Attorneys for the cities of Warren and St. Clair Shores argued in front of the state Supreme Court last week against taxpayers who claim state law does not allow them to include health-care benefits for police and fire retirees as part of their pensions paid by millages.
Attorneys Mark Roberts and Sonal Mithani appeared in front of the justices in Lansing in response to Warren plaintiffs David J. Peters and Cynthia A. Peters as well as St. Clair Shores plaintiff John Bate seeking application to appeal the state Court of Appeals, which in a 2023 ruling backed the cities’ interpretation to allow them to tax property owners to fund health care for first-responder retirees.
Both communities levy a millage for pension and health care for police and fire retirees.
The plaintiffs contend that the language “other benefits” in the state pension law for police and firefighters does not extend to health care. The plaintiffs’ attorney, Greg Hanley, said the cities are violating the Headlee Amendment because they are in effect taxing property owners for a retiree benefit that should not be provided.
Hanley said that benefit is not expressly included in Act 345 and has only been allowed because it has been interpreted as “other benefits.”
“The whole case is about who pays for it,” Hanley said, saying if the community provides health care to retired cops and firefighters, it could pay them via the general fund. “There is an expressed limitation on those taxes.”
But attorneys for the cities countered Hanley.

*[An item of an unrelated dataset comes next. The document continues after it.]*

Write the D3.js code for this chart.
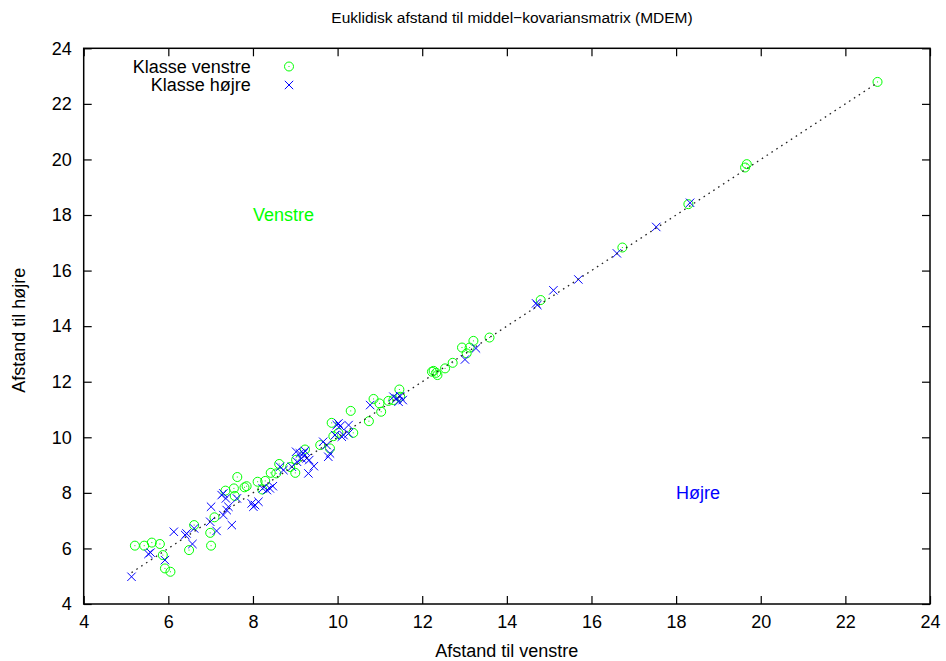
<!DOCTYPE html>
<html>
<head>
<meta charset="utf-8">
<script src="https://cdn.jsdelivr.net/npm/d3@7"></script>
<style>
  body { margin: 0; background: #fff; }
  svg { display: block; font-family: "Liberation Sans", Arial, Helvetica, sans-serif; }
  .axis path { display: none; }
  .axis line { stroke: #000; stroke-width: 1.2; }
  .axis text { font-size: 18px; fill: #000; }
</style>
</head>
<body>
<div id="chart"></div>
<script>
// tick values
const xTicks = [4, 6, 8, 10, 12, 14, 16, 18, 20, 22, 24];
const yTicks = [4, 6, 8, 10, 12, 14, 16, 18, 20, 22, 24];

// Klasse venstre: [afstand til venstre, afstand til højre]
const venstre = [
  [5.21, 6.10], [5.43, 6.10], [5.61, 6.21], [5.80, 6.16], [5.87, 5.76], [5.92, 5.28],
  [6.05, 5.16], [6.49, 5.94], [6.61, 6.84], [6.99, 6.56], [7.01, 6.10], [7.09, 7.12],
  [7.35, 8.08], [7.55, 8.16], [7.63, 8.57], [7.80, 8.20], [7.85, 8.24], [8.11, 8.40],
  [7.57, 7.89], [8.29, 8.43], [8.22, 8.12], [8.42, 8.72], [8.55, 8.70], [8.62, 9.04],
  [8.88, 8.93], [9.02, 9.19], [9.00, 8.72], [9.23, 9.56], [9.59, 9.72], [9.82, 9.60],
  [9.86, 10.52], [9.90, 10.04], [10.02, 10.16], [10.37, 10.16], [10.31, 10.95],
  [10.74, 10.58], [10.85, 11.38], [10.99, 11.22], [11.03, 10.92], [11.20, 11.31],
  [11.32, 11.34], [11.46, 11.72], [11.48, 11.46], [12.23, 12.36], [12.27, 12.39],
  [12.33, 12.32], [12.36, 12.24], [12.54, 12.48], [12.72, 12.68], [12.94, 13.23],
  [13.05, 13.02], [13.12, 13.23], [13.21, 13.47], [13.59, 13.59], [14.80, 14.94],
  [16.73, 16.83], [18.29, 18.39], [19.67, 19.83], [19.63, 19.71], [22.76, 22.79]
];

// Klasse højre
const hojre = [
  [5.13, 4.98], [5.53, 5.80], [5.58, 5.85], [5.92, 5.58], [6.13, 6.60], [6.40, 6.48],
  [6.43, 6.54], [6.57, 6.16], [6.61, 6.72], [7.01, 7.50], [6.99, 6.96], [7.14, 6.63],
  [7.26, 7.92], [7.30, 7.98], [7.36, 7.80], [7.38, 7.38], [7.42, 7.50], [7.50, 6.84],
  [7.62, 7.80], [7.30, 7.20], [7.97, 7.62], [8.05, 7.56], [8.13, 7.68], [8.01, 7.50],
  [8.23, 8.16], [8.33, 8.10], [8.40, 8.16], [8.47, 8.24], [8.64, 8.94], [8.72, 8.82],
  [8.92, 8.94], [9.02, 9.48], [9.04, 9.12], [9.11, 9.42], [9.19, 9.42], [9.23, 9.51],
  [9.27, 9.24], [9.33, 9.18], [9.44, 8.96], [9.31, 8.70], [9.15, 9.24], [9.66, 9.84],
  [9.74, 9.72], [9.82, 9.42], [9.78, 9.30], [9.98, 10.44], [10.02, 10.50], [10.06, 10.40],
  [10.26, 10.44], [9.94, 10.08], [10.10, 10.02], [10.14, 10.08], [10.26, 10.14],
  [10.77, 11.16], [11.32, 11.46], [11.40, 11.40], [11.48, 11.48], [11.54, 11.34],
  [11.44, 11.28], [13.01, 12.80], [13.27, 13.20], [14.69, 14.82], [14.72, 14.76],
  [15.10, 15.29], [15.69, 15.68], [16.60, 16.62], [17.53, 17.57], [18.33, 18.44]
];

// dotted diagonal (equal distance)
const diagonal = [[5.13, 5.13], [22.76, 22.76]];

// text labels placed in data coordinates
const regionLabels = [
  { text: "Venstre", x: 8, y: 18, color: "#00ff00" },
  { text: "Højre", x: 18, y: 8, color: "#0000ff" }
];

const width = 946, height = 661;
const plotLeft = 83.7, plotRight = 930, plotTop = 48.3, plotBottom = 604;

const svg = d3.select("#chart").append("svg")
  .attr("width", width)
  .attr("height", height);

const x = d3.scaleLinear().domain([4, 24]).range([plotLeft, plotRight]);
const y = d3.scaleLinear().domain([4, 24]).range([plotBottom, plotTop]);

// axes with inward ticks (mirrored on top/right)
svg.append("g").attr("class", "axis")
  .attr("transform", `translate(0,${plotBottom})`)
  .call(d3.axisBottom(x).tickValues(xTicks).tickSize(-8).tickPadding(11).tickFormat(d3.format("d")));
svg.append("g").attr("class", "axis")
  .attr("transform", `translate(0,${plotTop})`)
  .call(d3.axisTop(x).tickValues(xTicks).tickSize(-8).tickFormat(""));
svg.append("g").attr("class", "axis")
  .attr("transform", `translate(${plotLeft},0)`)
  .call(d3.axisLeft(y).tickValues(yTicks).tickSize(-8).tickPadding(12).tickFormat(d3.format("d")));
svg.append("g").attr("class", "axis")
  .attr("transform", `translate(${plotRight},0)`)
  .call(d3.axisRight(y).tickValues(yTicks).tickSize(-8).tickFormat(""));

svg.append("rect")
  .attr("x", plotLeft).attr("y", plotTop)
  .attr("width", plotRight - plotLeft).attr("height", plotBottom - plotTop)
  .attr("fill", "none").attr("stroke", "#000").attr("stroke-width", 1.5);

// title and axis labels
svg.append("text")
  .attr("x", 512).attr("y", 23)
  .attr("text-anchor", "middle")
  .style("font-size", "15.5px")
  .text("Euklidisk afstand til middel−kovariansmatrix (MDEM)");

svg.append("text")
  .attr("x", (plotLeft + plotRight) / 2).attr("y", 657)
  .attr("text-anchor", "middle")
  .style("font-size", "18px")
  .text("Afstand til venstre");

svg.append("text")
  .attr("transform", `translate(25,${(plotTop + plotBottom) / 2 + 4}) rotate(-90)`)
  .attr("text-anchor", "middle")
  .style("font-size", "18px")
  .text("Afstand til højre");

// markers
function drawCircle(g, px, py) {
  g.append("circle").attr("cx", px).attr("cy", py).attr("r", 4.5)
    .attr("fill", "none").attr("stroke", "#00ff00").attr("stroke-width", 1);
  g.append("rect").attr("x", px - 0.5).attr("y", py - 0.5).attr("width", 1).attr("height", 1)
    .attr("fill", "#00ff00");
}
function drawCross(g, px, py) {
  const s = 4.2;
  g.append("path")
    .attr("d", `M${px - s},${py - s}L${px + s},${py + s}M${px - s},${py + s}L${px + s},${py - s}`)
    .attr("stroke", "#0000ff").attr("stroke-width", 1).attr("fill", "none");
}

const gV = svg.append("g");
venstre.forEach(d => drawCircle(gV, x(d[0]), y(d[1])));
const gH = svg.append("g");
hojre.forEach(d => drawCross(gH, x(d[0]), y(d[1])));

svg.append("path")
  .datum(diagonal)
  .attr("d", d3.line().x(d => x(d[0])).y(d => y(d[1])))
  .attr("fill", "none")
  .attr("stroke", "#222")
  .attr("stroke-width", 1.3)
  .attr("stroke-dasharray", "1.6,4.2");

// region labels
svg.selectAll(".region").data(regionLabels).enter().append("text")
  .attr("x", d => x(d.x)).attr("y", d => y(d.y))
  .attr("dy", "0.35em")
  .style("font-size", "18px")
  .attr("fill", d => d.color)
  .text(d => d.text);

// legend
const legend = svg.append("g");
legend.append("text").attr("x", 250.7).attr("y", 66.7).attr("dy", "0.35em")
  .attr("text-anchor", "end").style("font-size", "18px").text("Klasse venstre");
drawCircle(legend, 289, 66.5);
legend.append("text").attr("x", 250.7).attr("y", 85).attr("dy", "0.35em")
  .attr("text-anchor", "end").style("font-size", "18px").text("Klasse højre");
drawCross(legend, 289, 85);
</script>
</body>
</html>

Roberts called the “other benefits” phrase “very broad” that allows the municipalities to tax property owners for both pension and health care.

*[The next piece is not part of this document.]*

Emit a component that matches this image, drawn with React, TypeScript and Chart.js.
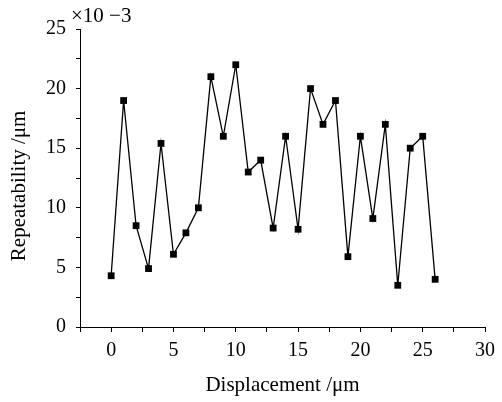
import React, { useEffect, useRef } from "react";
import { Chart, registerables } from "chart.js";

Chart.register(...registerables);

const displacement = [0, 1, 2, 3, 4, 5, 6, 7, 8, 9, 10, 11, 12, 13, 14, 15, 16, 17, 18, 19, 20, 21, 22, 23, 24, 25, 26];
const repeatability = [4.3, 19, 8.5, 4.9, 15.4, 6.1, 7.9, 10, 21, 16, 22, 13, 14, 8.3, 16, 8.2, 20, 17, 19, 5.9, 16, 9.1, 17, 3.5, 15, 16, 4];
const xTitle = "Displacement /\u03bcm";
const yTitle = "Repeatability /\u03bcm   ";
const exponentLabel = "\u00d710 \u22123";

const FONT = "'Liberation Serif', 'Times New Roman', serif";

const exponentPlugin = {
  id: "exponentLabel",
  afterDraw(chart: any) {
    const ctx = chart.ctx;
    ctx.save();
    ctx.font = `21px ${FONT}`;
    ctx.fillStyle = "#000";
    ctx.textAlign = "left";
    ctx.textBaseline = "alphabetic";
    ctx.fillText(exponentLabel, chart.chartArea.left - 9, 22);
    ctx.restore();
  },
};

export default function App() {
  const ref = useRef<HTMLCanvasElement | null>(null);
  useEffect(() => {
    if (!ref.current) return;
    const chart = new Chart(ref.current, {
      type: "scatter",
      data: {
        datasets: [
          {
            data: displacement.map((x, i) => ({ x, y: repeatability[i] })),
            showLine: true,
            borderColor: "#000",
            backgroundColor: "#000",
            borderWidth: 1.3,
            pointStyle: "rect",
            pointRadius: 4.8,
            pointBorderWidth: 0,
            pointBackgroundColor: "#000",
          },
        ],
      },
      options: {
        responsive: false,
        animation: false,
        events: [],
        layout: { padding: { top: 29, right: 17, left: 0, bottom: 0 } },
        plugins: { legend: { display: false }, tooltip: { enabled: false } },
        scales: {
          x: {
            type: "linear",
            min: -2.5,
            max: 30,
            afterFit: (s: any) => { s.height = 75; },
            border: { display: true, color: "#000", width: 1 },
            grid: { display: true, drawOnChartArea: false, drawTicks: true, tickLength: 5, color: "#000" },
            ticks: {
              stepSize: 2.5,
              autoSkip: false,
              maxRotation: 0,
              padding: 7,
              color: "#000",
              font: { family: FONT, size: 20 },
              callback: (v: any) => (Math.abs(Number(v) % 5) < 1e-6 && Number(v) >= 0 ? String(v) : ""),
            },
            title: {
              display: true,
              text: xTitle,
              color: "#000",
              font: { family: FONT, size: 21 },
              padding: { top: 0, bottom: 4 },
            },
          },
          y: {
            type: "linear",
            min: 0,
            max: 25,
            afterFit: (s: any) => { s.width = 80; },
            border: { display: true, color: "#000", width: 1 },
            grid: { display: true, drawOnChartArea: false, drawTicks: true, tickLength: 4, color: "#000" },
            ticks: {
              stepSize: 2.5,
              autoSkip: false,
              padding: 10,
              color: "#000",
              font: { family: FONT, size: 20 },
              callback: (v: any) => (Math.abs(Number(v) % 5) < 1e-6 ? String(v) : ""),
            },
            title: {
              display: true,
              text: yTitle,
              color: "#000",
              font: { family: FONT, size: 21 },
              padding: { top: 7, bottom: 0 },
            },
          },
        },
      },
      plugins: [exponentPlugin],
    } as any);
    return () => chart.destroy();
  }, []);
  return (
    <div style={{ position: "fixed", left: 0, top: 0, width: 502, height: 402, background: "#fff" }}>
      <canvas ref={ref} width={502} height={402} style={{ display: "block" }} />
    </div>
  );
}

“It’s not restrictive,” Mithani added.
The plaintiffs “want to artificially limit the application of Act 345 to only pensions,” Roberts said.
Mithani noted that municipal employees who are not police officers or firefighters are allowed pension and retiree health-care benefits in Public Act 202.

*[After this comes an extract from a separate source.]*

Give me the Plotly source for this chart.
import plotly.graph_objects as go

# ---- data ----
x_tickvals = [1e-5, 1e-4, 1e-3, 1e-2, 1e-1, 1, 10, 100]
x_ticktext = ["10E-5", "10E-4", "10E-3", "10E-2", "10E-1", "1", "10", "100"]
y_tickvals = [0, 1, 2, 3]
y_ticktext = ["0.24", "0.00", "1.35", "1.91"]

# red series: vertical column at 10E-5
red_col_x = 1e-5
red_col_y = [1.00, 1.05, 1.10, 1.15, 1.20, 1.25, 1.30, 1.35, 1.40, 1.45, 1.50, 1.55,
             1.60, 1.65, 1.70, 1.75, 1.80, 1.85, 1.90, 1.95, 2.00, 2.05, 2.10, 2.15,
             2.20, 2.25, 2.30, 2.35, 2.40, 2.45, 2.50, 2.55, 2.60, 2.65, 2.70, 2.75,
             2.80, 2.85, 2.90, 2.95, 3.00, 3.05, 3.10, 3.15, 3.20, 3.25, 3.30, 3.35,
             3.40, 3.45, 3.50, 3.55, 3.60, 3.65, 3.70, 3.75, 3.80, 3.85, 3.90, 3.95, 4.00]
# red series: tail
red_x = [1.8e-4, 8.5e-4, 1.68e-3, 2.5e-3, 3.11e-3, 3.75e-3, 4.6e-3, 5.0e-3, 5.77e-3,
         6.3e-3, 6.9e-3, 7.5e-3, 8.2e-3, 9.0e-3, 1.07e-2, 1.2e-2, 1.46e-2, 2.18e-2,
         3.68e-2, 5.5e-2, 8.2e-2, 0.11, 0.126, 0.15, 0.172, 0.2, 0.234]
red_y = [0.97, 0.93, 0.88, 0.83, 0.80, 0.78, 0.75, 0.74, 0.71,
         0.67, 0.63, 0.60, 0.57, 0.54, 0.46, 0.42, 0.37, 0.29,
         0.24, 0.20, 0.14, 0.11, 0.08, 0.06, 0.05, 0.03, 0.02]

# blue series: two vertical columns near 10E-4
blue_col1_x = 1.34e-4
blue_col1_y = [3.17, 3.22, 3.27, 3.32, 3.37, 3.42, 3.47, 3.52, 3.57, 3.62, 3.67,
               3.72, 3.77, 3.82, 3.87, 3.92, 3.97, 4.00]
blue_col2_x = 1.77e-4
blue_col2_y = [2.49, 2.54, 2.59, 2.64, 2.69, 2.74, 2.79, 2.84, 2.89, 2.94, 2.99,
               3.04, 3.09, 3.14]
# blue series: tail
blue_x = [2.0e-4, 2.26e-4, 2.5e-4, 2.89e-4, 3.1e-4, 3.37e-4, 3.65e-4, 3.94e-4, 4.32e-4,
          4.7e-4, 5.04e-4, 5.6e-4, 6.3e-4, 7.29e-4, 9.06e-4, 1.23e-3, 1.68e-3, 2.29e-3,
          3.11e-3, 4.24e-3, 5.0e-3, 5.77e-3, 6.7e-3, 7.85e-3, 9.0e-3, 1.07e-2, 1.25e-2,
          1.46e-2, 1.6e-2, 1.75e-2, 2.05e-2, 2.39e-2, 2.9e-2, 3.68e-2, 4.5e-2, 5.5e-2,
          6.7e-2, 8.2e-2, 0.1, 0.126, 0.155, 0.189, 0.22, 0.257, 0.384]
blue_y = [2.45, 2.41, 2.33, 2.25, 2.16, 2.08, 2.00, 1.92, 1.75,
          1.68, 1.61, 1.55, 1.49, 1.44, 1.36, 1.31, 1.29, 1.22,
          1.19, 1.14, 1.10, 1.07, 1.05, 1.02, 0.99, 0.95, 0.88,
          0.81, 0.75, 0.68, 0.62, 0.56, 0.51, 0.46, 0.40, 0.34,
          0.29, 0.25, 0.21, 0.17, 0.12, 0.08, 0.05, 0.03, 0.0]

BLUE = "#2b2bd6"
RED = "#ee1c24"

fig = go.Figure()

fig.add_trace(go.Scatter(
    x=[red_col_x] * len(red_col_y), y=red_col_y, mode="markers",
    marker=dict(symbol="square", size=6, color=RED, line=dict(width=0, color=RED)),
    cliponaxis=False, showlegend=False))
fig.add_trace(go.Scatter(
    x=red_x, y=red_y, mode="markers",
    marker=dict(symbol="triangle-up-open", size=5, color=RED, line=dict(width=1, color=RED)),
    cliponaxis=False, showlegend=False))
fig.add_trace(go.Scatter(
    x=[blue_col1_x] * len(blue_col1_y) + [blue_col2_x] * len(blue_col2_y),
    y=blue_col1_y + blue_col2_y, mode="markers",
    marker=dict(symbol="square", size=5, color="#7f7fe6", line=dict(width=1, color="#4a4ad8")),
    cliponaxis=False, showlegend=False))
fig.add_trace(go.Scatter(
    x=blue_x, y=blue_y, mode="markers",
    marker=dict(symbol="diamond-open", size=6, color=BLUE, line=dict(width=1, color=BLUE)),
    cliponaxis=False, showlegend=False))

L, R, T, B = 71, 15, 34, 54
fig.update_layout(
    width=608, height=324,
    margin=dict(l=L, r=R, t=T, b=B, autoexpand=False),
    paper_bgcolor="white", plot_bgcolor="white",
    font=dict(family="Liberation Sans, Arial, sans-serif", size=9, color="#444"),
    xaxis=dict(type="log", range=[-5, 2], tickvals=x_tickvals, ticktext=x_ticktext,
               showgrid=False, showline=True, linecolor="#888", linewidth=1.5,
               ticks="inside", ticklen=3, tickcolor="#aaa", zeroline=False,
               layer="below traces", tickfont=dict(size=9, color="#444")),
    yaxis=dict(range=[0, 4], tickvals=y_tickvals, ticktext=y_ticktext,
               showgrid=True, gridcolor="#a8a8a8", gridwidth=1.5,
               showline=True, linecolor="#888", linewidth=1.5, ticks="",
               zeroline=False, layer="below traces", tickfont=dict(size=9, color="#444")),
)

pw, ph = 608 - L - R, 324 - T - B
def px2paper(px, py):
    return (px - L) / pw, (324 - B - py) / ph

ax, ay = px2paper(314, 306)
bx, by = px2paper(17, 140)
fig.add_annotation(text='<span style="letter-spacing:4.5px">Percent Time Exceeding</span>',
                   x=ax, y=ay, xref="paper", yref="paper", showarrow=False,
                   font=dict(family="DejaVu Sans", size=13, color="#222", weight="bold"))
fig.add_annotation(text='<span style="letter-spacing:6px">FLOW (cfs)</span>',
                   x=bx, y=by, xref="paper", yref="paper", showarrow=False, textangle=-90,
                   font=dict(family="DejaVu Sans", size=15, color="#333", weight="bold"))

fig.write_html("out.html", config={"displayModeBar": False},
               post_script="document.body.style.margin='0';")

“It seems a bit nonsensical to say that police and firefighter retirees get the benefit of a legislatively enacted dedicated retirement system but do not get the full panel of benefits that are afforded to all other municipal retirees,” she said.
She called it “alarmist” to allege health-care retirement dollars could be or have been spent on unrelated things. She said there has been “no bags of cash or hunting lodge scenarios have yet to occur in any community” and noted the law restricts the funding so that communities cannot use the tax dollars raised from the specified millages to “build a parking garage or (pay for) water and sewer.”
She said they are “guardrails at the ballot box” to hold government officials accountable if they provide outlandish benefits by electing them out of office.
Mithani noted retiree health care benefits are negotiated between the cities and the labor unions to help them attract and retain quality workers.
“It gives the municipalities discretion to determine what additional benefits they want to attract and retain a public-safety work force,” she said. “They will negotiate together to determine what the are best retirement benefits to give those police and fire retirees.”
Roberts pointed out communities may wish to add another benefit in the future that is unforeseen at this time that could be included under the law.
He said when PA 345 passed in 1937, it was “to address a need, a funding source for police and fire retirement.”
“At the time in 1937, the retirements were primarily pensions,” he said. “Things have changed, but the intent of the statue was always to provide a dedicated funding source of funding for these first responders.”
Hanley said 38 communities in the state could be impact by a ruling.
Former Warren mayor Jim Fouts said in 2023 if the city lost the case, it would have to come up with $10 million to pay health care for police and fire retirees’ health care.
Fouts and St. Clair Shores Mayor Kip Walby said they saw the respective lawsuits as an attempted “money grab” by the plaintiffs.